Rogue Audio Perseus Magnum Pre with Mullard tubes. 
Furman Reference conditioner
Toshiba SD-9200 (CD/DVD-Audio)
OPPO 105 (CD/SACD)
Magnepan 1.7i
All braided style interconnects and speaker cable from high end cable manufacturers. Upgraded power cords. 
**Tekton DIs are on the way! 

Home Theater:
OPPO 105D as the Blue Ray player and processor
Audio Refinement Muti5 and Multi2 amps
REL S2 Sub
Furman Elite conditioner
Same for cables as 2 channel, just a step down.
Polk Audio speakers
Samsung LED flat screen

Blindjim,

I'm going to go through your list of things first and see if any of it helps. I have some time this weekend to check some off. 

Thanks!
Two things to try:

1 - Turn off every other circuit in the home. You could have a dimmer somewhere that is putting DC on your line.

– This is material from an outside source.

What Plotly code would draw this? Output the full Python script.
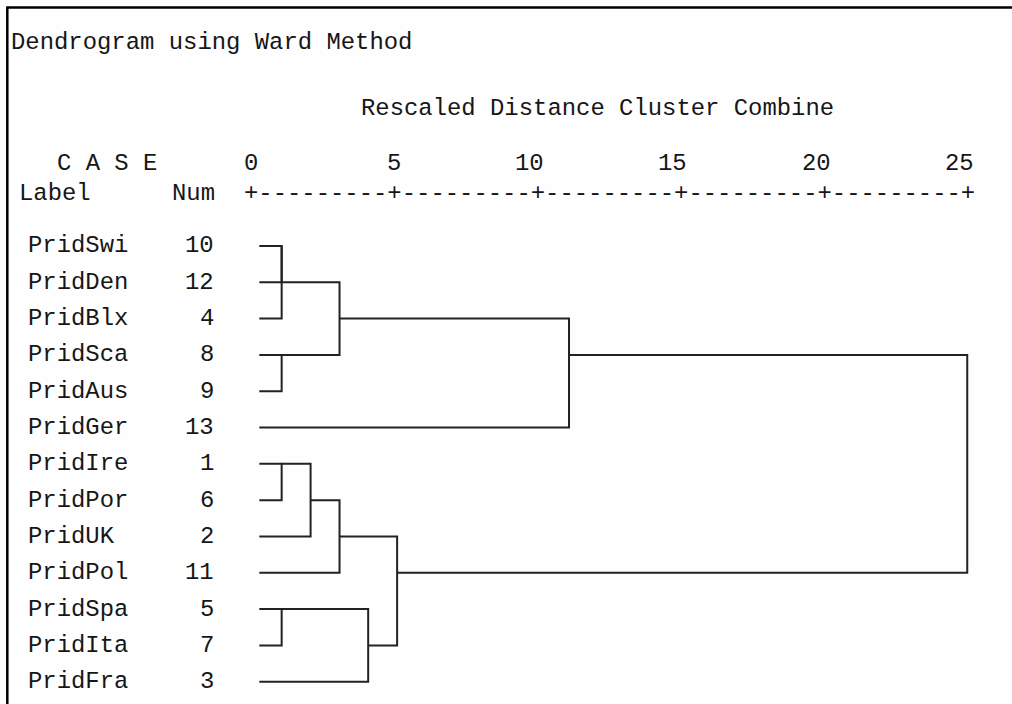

2 - Not sure about the exact Furman units you have, but try using the balanced outlets on the Reference model. Use power strips to extend them if necessary.
I've already turned all the circuits off in the house. I eve did it one by one to see if I could pinpoint the issue circuit. Only thing I gained by doing that is I made a diagram of which breaker is hooked up to what in the house. 

I'm not sure what you mean by number 2?